TITLE: Method name scoping example

[ This example illustrates a very general concept missed by many
  new C++ programmers. -adc
]

PROBLEM: davidm@consilium.com (David S. Masterson)

 4      class alpha { 
 8      public: 
 9              ~alpha() {} 
14      private: 
15              alpha(int i = 0) : x(i) {} 


[	        void* copy() { return new alpha; }

  The above line was missing from the posting. I tried to reconstruct
  a line which would show the same problem. -adc ]


===1> 153: Error: Could not find a match for alpha::operator new(unsigned int)

16              void* operator new(size_t sz, void* tmp) 
17                      { return ::new char[sz]; } 
19      }; 


RESPONSE: gs4t@virginia.edu (Gnanasekaran Swaminathan), 22 Sep 92

This exact case is discussed in an example in p282 of ARM.


RESPONSE: davidm@consilium.com (David S. Masterson)
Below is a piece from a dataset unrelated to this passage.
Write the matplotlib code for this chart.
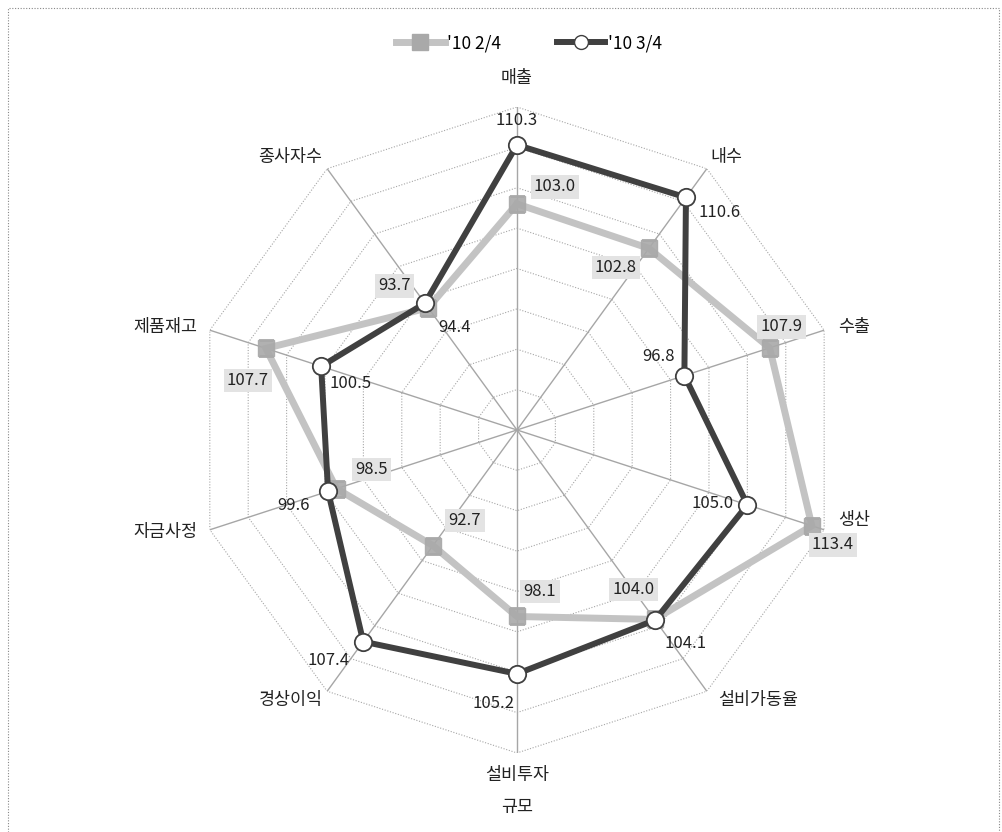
import numpy as np
import matplotlib
matplotlib.use("Agg")
from matplotlib import pyplot as plt
from matplotlib.lines import Line2D
from matplotlib.patches import Rectangle

plt.rcParams['font.family'] = ['Noto Sans CJK KR', 'DejaVu Sans']

categories = ['매출', '내수', '수출', '생산', '설비가동율', '설비투자\n규모',
              '경상이익', '자금사정', '제품재고', '종사자수']
q2_values = [103.0, 102.8, 107.9, 113.4, 104.0, 98.1, 92.7, 98.5, 107.7, 93.7]
q3_values = [110.3, 110.6, 96.8, 105.0, 104.1, 105.2, 107.4, 99.6, 100.5, 94.4]
series_names = ["'10 2/4", "'10 3/4"]
r_min, r_max, r_step = 75, 115, 5

# label offsets in pixels (dx, dy up)
q2_offsets = [(38, 17), (-33, -19), (12, 21), (21, -19), (-21, 30),
              (23, 25), (32, 25), (35, 19), (-18, -32), (-34, 22)]
q3_offsets = [(0, 24), (34, -15), (-26, 19), (-35, 1), (30, -23),
              (-23, -30), (-35, -19), (-35, -14), (29, -17), (30, -24)]
# category label offsets from the outer vertex, pixels
cat_offsets = [(0, 29), (20, 12), (30, 3), (30, 10), (51, -9),
               (0, -38), (-36, -9), (-44, -2), (-44, 3), (-37, 12)]

LIGHT = '#c3c3c3'
LIGHT_MK = '#a9a9a9'
DARK = '#404040'
GRID = '#a6a6a6'
TEXT = '#222222'

n = len(categories)
angles = np.linspace(0, 2 * np.pi, n, endpoint=False)
closed = np.append(angles, angles[0])

fig = plt.figure(figsize=(10.02, 8.32), dpi=100)
ax = fig.add_axes([0.1936, 0.0950, 0.6447, 0.7764], projection='polar')
ax.set_theta_zero_location('N')
ax.set_theta_direction(-1)
ax.set_ylim(r_min, r_max)
ax.grid(False)
ax.set_xticks([])
ax.set_yticks([])
ax.spines['polar'].set_visible(False)

# -- grid ---------------------------------------------------------------------
for v in range(r_min + r_step, r_max + 1, r_step):
    ax.plot(closed, [v] * (n + 1), color=GRID, lw=0.8, ls=(0, (1, 1.5)),
            zorder=1)
for a in angles:
    ax.plot([a, a], [r_min, r_max], color=GRID, lw=1.0, zorder=1)

# -- series -------------------------------------------------------------------
q2c = q2_values + q2_values[:1]
q3c = q3_values + q3_values[:1]
ax.plot(closed, q2c, color=LIGHT, lw=5, zorder=3, solid_joinstyle='miter')
ax.plot(angles, q2_values, ls='none', marker='s', ms=12, mfc=LIGHT_MK,
        mec=LIGHT_MK, alpha=0.9, zorder=4)
ax.plot(closed, q3c, color=DARK, lw=4.3, zorder=5, solid_joinstyle='miter')
ax.plot(angles, q3_values, ls='none', marker='o', ms=12.5, mfc='white',
        mec=DARK, mew=1.3, zorder=6)

for a, v, off in zip(angles, q2_values, q2_offsets):
    ax.annotate('{:.1f}'.format(v), (a, v), xytext=off,
                textcoords='offset pixels', ha='center', va='center',
                fontsize=12, color=TEXT, zorder=7,
                bbox=dict(boxstyle='square,pad=0.2', fc='#e3e3e3', ec='none'))
for a, v, off in zip(angles, q3_values, q3_offsets):
    ax.annotate('{:.1f}'.format(v), (a, v), xytext=off,
                textcoords='offset pixels', ha='center', va='center',
                fontsize=12, color=TEXT, zorder=7)

# -- category labels ----------------------------------------------------------
for a, c, off in zip(angles, categories, cat_offsets):
    ax.annotate(c, (a, r_max), xytext=off, textcoords='offset pixels',
                ha='center', va='center', fontsize=12.5, color=TEXT,
                linespacing=2.0, annotation_clip=False)

# -- legend -------------------------------------------------------------------
handles = [
    Line2D([], [], color=LIGHT, lw=5, marker='s', ms=11, mfc=LIGHT_MK,
           mec=LIGHT_MK),
    Line2D([], [], color=DARK, lw=4.3, marker='o', ms=10, mfc='white',
           mec=DARK),
]
fig.legend(handles, series_names, loc='center', bbox_to_anchor=(0.528, 0.948),
           ncol=2, frameon=False, fontsize=12.5, handlelength=2.8,
           handletextpad=0.15, columnspacing=3.2)

fig.add_artist(Rectangle((0.008, -0.01), 0.989, 1.0, transform=fig.transFigure,
                         fill=False, ec='#888888', lw=0.8, ls=(0, (1, 1.5))))

fig.savefig('out.png', dpi=100)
Ah, yes.  What I don't understand, though, is why the above 'new' definition
hides the standard global 'new' definition.  The function signature doesn't
seem the same to me.


RESPONSE: gs4t@virginia.edu (Gnanasekaran Swaminathan)
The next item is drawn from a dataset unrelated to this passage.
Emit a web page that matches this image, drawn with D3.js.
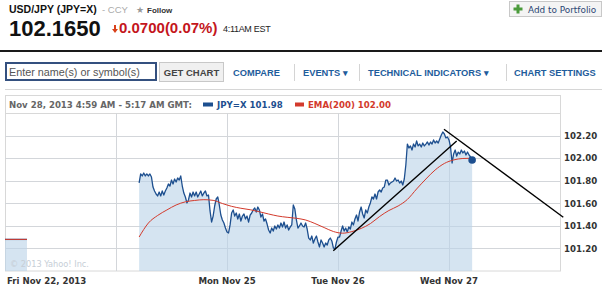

For the same reason as to why the following example doesn't work.

void f(int) {} // f(int) is in global scope

struct A {
	static void f(int b, int c) {} // hide ::f
	int a() {
		f(10);     // error as ::f(int) is hidden
		::f(10);   // ok 
		f(10, 20); // A::f(int, int)
	}
};

ARM p.15 says, "A name may be hidden by an explicit declaration
of that same name in an enclosed block or in a class."

Hence, in your case, by declaring alpha::operator new(size_t, void*)
you have hidden ::operator new(size_t)